Le monde entier est sous le joug de dictateurs, de régimes autoritaires et totalitaires, et nous ne recherchions que la liberté et la paix dans une toute petite région.

Dans cette vie si courte, nous aspirions à un peu de bonheur et de liberté. Comme l’a dit un penseur, « je peux vivre sans pain, mais je ne peux pas vivre sans liberté ». Des millions de personnes opprimées ont été arrachées à leur patrie et se sont retrouvées dans un pays étranger, dont elles ne connaissaient ni la langue ni les coutumes.

Dans les camps souterrains, les migrants qui tentaient de faire face à toutes sortes de difficultés ne connaissaient pas le repos, même s’ils obtenaient le droit de séjour.

Ils devaient en outre s’adapter à une nouvelle culture étrangère et supporter des emplois bien en deçà de leurs compétences. La plupart des réfugiés, accablés par toutes ces épreuves et ces difficultés, émigraient vers d’autres contrées. La mort était pour ainsi dire le compagnon inséparable du réfugié.

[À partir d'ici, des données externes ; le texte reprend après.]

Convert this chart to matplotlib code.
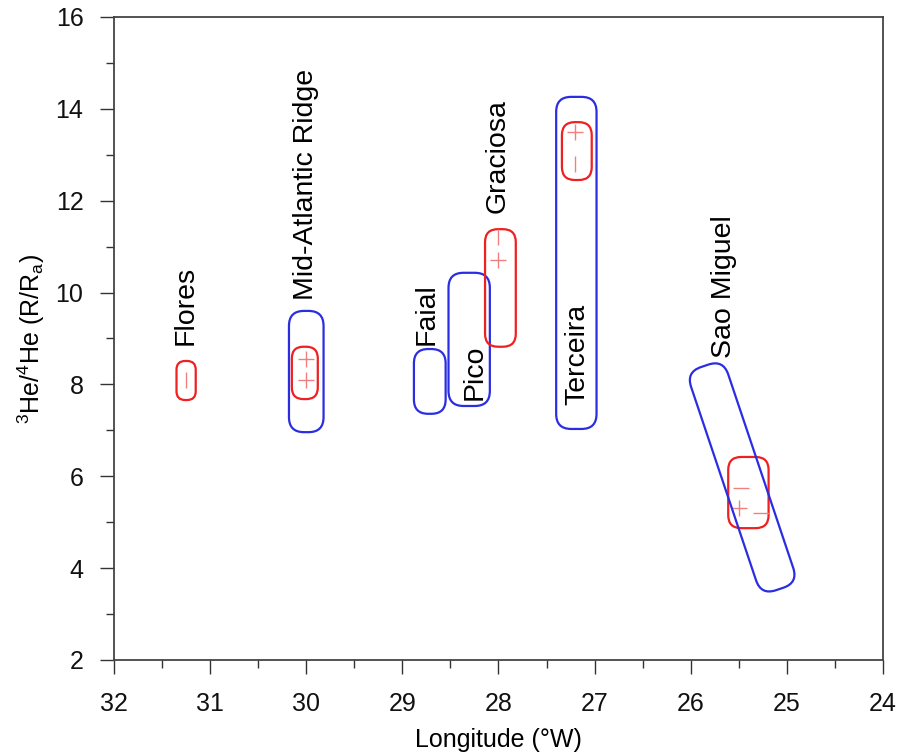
import numpy as np
import matplotlib
matplotlib.use("Agg")
import matplotlib.pyplot as plt
from matplotlib.patches import FancyBboxPatch
from matplotlib.transforms import Affine2D
from matplotlib.ticker import MultipleLocator

plt.rcParams['font.family'] = ['Liberation Sans', 'DejaVu Sans']
plt.rcParams['mathtext.default'] = 'regular'

# Blue (rock) range boxes: x0, x1 (longitude), y0, y1 (3He/4He)
blue_names = ["Mid-Atlantic Ridge", "Faial", "Pico", "Terceira"]
blue_x0 = [29.82, 28.55, 28.09, 26.98]
blue_x1 = [30.18, 28.88, 28.52, 27.40]
blue_y0 = [6.96, 7.36, 7.53, 7.03]
blue_y1 = [9.60, 8.77, 10.43, 14.26]

# Red (gas) range boxes
red_names = ["Flores", "Mid-Atlantic Ridge", "Graciosa", "Terceira", "Sao Miguel"]
red_x0 = [31.15, 29.88, 27.82, 27.03, 25.19]
red_x1 = [31.35, 30.15, 28.14, 27.34, 25.61]
red_y0 = [7.66, 7.68, 8.82, 12.45, 4.87]
red_y1 = [8.51, 8.82, 11.38, 13.71, 6.42]

# Sao Miguel slanted blue range: centre-line end points and half width (deg lon)
sm_lon = [25.79, 25.14]
sm_he = [8.00, 3.95]
sm_halfwidth_lon = 0.215

# Individual measurements
pt_lon = [31.25, 30.0, 30.0, 28.0, 28.0, 27.2, 27.2, 25.5, 25.48, 25.27]
pt_he = [8.1, 8.55, 8.1, 10.7, 11.2, 13.5, 12.8, 5.3, 5.75, 5.2]
pt_mark = ['|', '+', '+', '+', '|', '+', '|', '+', '_', '_']

# Labels
lab_text = ["Flores", "Mid-Atlantic Ridge", "Faial", "Pico", "Graciosa", "Terceira", "Sao Miguel"]
lab_lon = [31.25, 30.0, 28.75, 28.25, 28.01, 27.18, 25.65]
lab_he = [8.86, 9.84, 8.86, 7.66, 11.73, 7.55, 8.58]

BLUE = '#2a2ee0'
RED = '#ee2020'
PT = '#f08080'

fig = plt.figure(figsize=(9.10, 7.54), dpi=100)
ax = fig.add_axes([0.1253, 0.1247, 0.8450, 0.8528])
ax.set_xlim(32, 24)
ax.set_ylim(2, 16)

# aspect: px per unit
bbox = ax.get_window_extent()
pxx = bbox.width / 8.0
pxy = bbox.height / 14.0
asp = pxx / pxy


def rbox(x0, x1, y0, y1, color, r_px=15):
    w = x1 - x0
    h = y1 - y0
    r = min(r_px / pxx, 0.45 * w, 0.45 * h * pxy / pxx)
    p = FancyBboxPatch((x0, y0), w, h,
                       boxstyle=f"round,pad=0,rounding_size={r}",
                       mutation_aspect=asp, fill=False, edgecolor=color,
                       linewidth=1.6, zorder=3)
    ax.add_patch(p)

for i in range(len(blue_x0)):
    rbox(blue_x0[i], blue_x1[i], blue_y0[i], blue_y1[i], BLUE, 15)
for i in range(len(red_x0)):
    rbox(red_x0[i], red_x1[i], red_y0[i], red_y1[i], RED, 13)

# Sao Miguel slanted box in display coordinates
p1 = ax.transData.transform((sm_lon[0], sm_he[0]))
p2 = ax.transData.transform((sm_lon[1], sm_he[1]))
c = (p1 + p2) / 2
d = p2 - p1
L = np.hypot(*d)
ang = np.degrees(np.arctan2(d[1], d[0])) - 90
wpx = abs(2 * sm_halfwidth_lon * pxx * np.cos(np.radians(ang)))
ext = wpx / 2
sm = FancyBboxPatch((-wpx / 2, -L / 2 - ext), wpx, L + 2 * ext,
                    boxstyle=f"round,pad=0,rounding_size={wpx*0.4}",
                    fill=False, edgecolor=BLUE, linewidth=1.6, zorder=3)
sm.set_transform(Affine2D().rotate_deg(ang).translate(c[0], c[1]))
fig.add_artist(sm)
sm.set_clip_on(False)

for x, y, m in zip(pt_lon, pt_he, pt_mark):
    ax.plot([x], [y], linestyle='none', marker=m, markersize=11,
            markeredgewidth=1.0, color=PT, zorder=4)

for t, x, y in zip(lab_text, lab_lon, lab_he):
    ax.text(x, y, t, rotation=90, ha='center', va='bottom', fontsize=20.5,
            color='black', zorder=5)

ax.xaxis.set_major_locator(MultipleLocator(1))
ax.xaxis.set_minor_locator(MultipleLocator(0.5))
ax.yaxis.set_major_locator(MultipleLocator(2))
ax.yaxis.set_minor_locator(MultipleLocator(1))
ax.tick_params(which='both', direction='out', top=False, right=False,
               labelsize=18, width=1.0, color='#333333', labelcolor='#111111')
ax.tick_params(which='major', length=10)
ax.tick_params(axis='x', which='major', pad=13)
ax.tick_params(axis='y', which='major', pad=12)
ax.tick_params(which='minor', length=6)
for s in ax.spines.values():
    s.set_linewidth(1.3)
    s.set_color('#444444')

ax.set_xlabel('Longitude (°W)', fontsize=18, labelpad=9)
ax.set_ylabel(r'$^{3}$He/$^{4}$He (R/R$_{a}$)', fontsize=18, labelpad=6)

fig.savefig('out.png', dpi=100)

J’espère que ces bouleversements qui se répètent à intervalles réguliers cesseront enfin. Hélas, ce cycle ne s’arrêtera malheureusement jamais, et ce monde vieux et fatigué continuera à être confronté à des migrations sous de nouvelles formes à chaque siècle.

La guerre, le sang, l’oppression, la répression ne cessent jamais. Tous les incompétents qui ont pris le pouvoir plongent malheureusement le monde dans l’oppression.

Quelle doit être l’attitude des avocats ?

L’avocat P.A. Berryer, sur son lit de mort, a répondu à ceux qui lui rendaient visite :

« Maître, on a déposé des trésors à vos pieds, pourquoi ne les avez-vous pas pris ? »

« Pour les prendre, j’aurais dû m’abaisser. Je n’ai pas pu m’abaisser. »

Que ce jour soit également celui de nos avocats qui ne s’abaissent jamais…

Mais nous continuerons à défendre la justice, le droit et la liberté jusqu’à notre dernier souffle. C’est à la fois notre devoir et notre obligation envers nous-mêmes et envers l’humanité.